El pasado 1 de diciembre el presidente Lopez Obrador presentó uno más de sus informes de gobierno, en este caso para celebrar un año en el poder. Nos compartió que de 100 promesas (iniciativas de gobierno) que formuló a finales de 2018, 89 estaban cumplidas. En términos aritméticos 8.9 es entre muy buena y excelente calificación.
Pero esas son sus cifras.
Son cuatro las principales responsabilidades del Estado: mantener la integridad territorial; proporcionar seguridad a su población; promover el bienestar de sus ciudadanos y preservar sus instituciones democráticas. El alcance de estos objetivos debe ser el principal propósito de cualquier gobierno y la razón de ser del Estado.
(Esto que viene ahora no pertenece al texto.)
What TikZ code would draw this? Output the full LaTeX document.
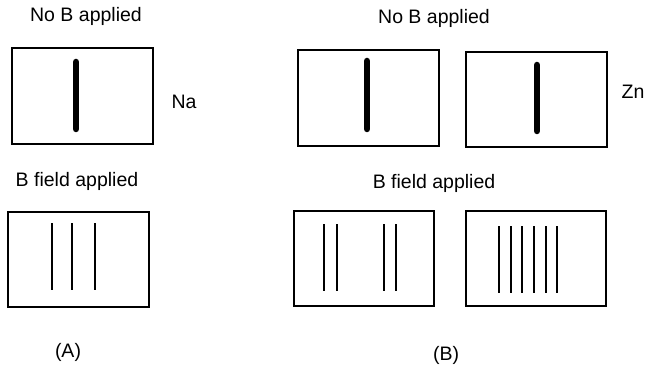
\documentclass[tikz,border=0pt]{standalone}
\usepackage{fontspec}
\setmainfont{Liberation Sans}
\begin{document}
\begin{tikzpicture}[x=1pt,y=-1pt,
  panel/.style={draw, line width=1.8pt, rectangle, inner sep=0pt, anchor=north west},
  label/.style={font=\fontsize{19.5}{22}\selectfont, inner sep=0pt},
  bigline/.style={line width=6.5pt, line cap=round},
  thinline/.style={line width=1.7pt}]
\useasboundingbox (0,0) rectangle (653,366);

% --- (A): sodium ---
\node[label] (tA) at (86,16) {No B applied};
\node[panel, minimum width=141pt, minimum height=96pt] (a1) at (11,47) {};
\draw[bigline] (76,62) -- (76,129);
\node[label] (na) at (184,102) {Na};

\node[label] (fA) at (77,181) {B field applied};
\node[panel, minimum width=141pt, minimum height=95pt] (a2) at (7,211) {};
\foreach \x in {52,72,95} \draw[thinline] (\x,223) -- (\x,290);
\node[label] (capA) at (68,352) {(A)};

% --- (B): zinc ---
\node[label] (tB) at (434,18) {No B applied};
\node[panel, minimum width=141pt, minimum height=96pt] (b1) at (297,49) {};
\draw[bigline] (367,61) -- (367,129);
\node[panel, minimum width=141pt, minimum height=95pt] (b2) at (465,51) {};
\draw[bigline] (537,65) -- (537,131);
\node[label] (zn) at (633,92) {Zn};

\node[label] (fB) at (434,183) {B field applied};
\node[panel, minimum width=140pt, minimum height=95pt] (b3) at (293,210) {};
\foreach \x in {324,337,384,396} \draw[thinline] (\x,224) -- (\x,291);
\node[panel, minimum width=140pt, minimum height=95pt] (b4) at (465,210) {};
\foreach \x in {499,511,522,534,546,557} \draw[thinline] (\x,226) -- (\x,293);
\node[label] (capB) at (446,355) {(B)};
\end{tikzpicture}
\end{document}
La integridad territorial de México, en estricto sentido, no se ha visto amenazada en los últimos cien años. No es tema de preocupación (a menos que tomemos el concepto de control territorial, que nos llevaría a otra discusión).
En el segundo gran objetivo el panorama es desalentador. La inseguridad ha crecido y la situación no tiene visos de mejora. El año por concluir apunta a hacerlo con la cifra histórica más alta en homicidios dolosos. La reconfiguración de los aparatos de seguridad no ha dado los resultados esperados. Más aún, ha generado tensiones, conflictos y desencuentros entre las corporaciones del Estado, que han complicado aún más su capacidad de respuesta. Entidades como Guanajuato, Michoacán, Tamaulipas, Veracruz o Baja California, de alta incidencia delictiva debido a la presencia de las más poderosas organizaciones del crimen, siguen a la espera de que la federación haga su parte. La Guardia Nacional llega con gotero, sin estrategia, sin liderazgo y sin recursos. El cumplimiento de esta asignatura esta pendiente.
No existe en el planeta ninguna sociedad considerada igualitaria que no cuente con una estructura fiscal sólida que derive en una recaudación superior al 30% del PIB. La fortaleza en la recaudación se origina en un régimen fiscal adecuado y en una economía dinámica. A menor crecimiento, menor recaudación y menor potencial redistributivo.
En México la economía está estacada (que no lo estaba hace un año) y la recaudación fiscal no pasa del 16% del PIB. Las grandes promesas de sociedad igualitaria se verán francamente incumplidas de seguir por este derrotero.
El bienestar material de la población está en ciernes y no hay indicios de mejora. No hay mucho que celebrar. El segundo objetivo no se cumple.
Preservar y fortalecer las instituciones democráticas es el cuarto objetivo. A lo largo de los últimos doce meses hemos presenciado un proceso de debilitamiento y deconstrucción del andamiaje del Estado mexicano. La reducción generalizada del presupuesto y su subejercicio y, en muchos casos su reestructuración o desaparición, ha debilitado capacidad de respuesta y los márgenes de maniobra del aparto estatal. Esto en lo que hace al poder ejecutivo. Sin embargo, la actuación presidencial ha ido más lejos, en particular en lo que hace a los organismos autónomos de gobierno y, mucho más delicado, en su relación con el poder judicial. Los resultados en esta asignatura son preocupantes.
Las decisiones presidenciales se sustentan en dos cuerpos doctrinarios: el cambio de régimen y la cuarta transformación. En ambos casos se refiere a valores políticos y morales en los que el ahora presidente sustenta su autoridad política y moral, que le valieron llegar a la presidencia y le permiten mantener un alto índice de popularidad. En la realidad estos cuerpos doctrinarios en poco han abonado al buen gobierno. Difícil esperar que, en 2020, las cosas estarán mejor. AMLO se equivocó de temario. Con una perspectiva distinta, en las tres asignaturas obligatorias del estado y del gobierno (seguridad, bienestar y fortaleza institucional) hay más retrocesos que avances.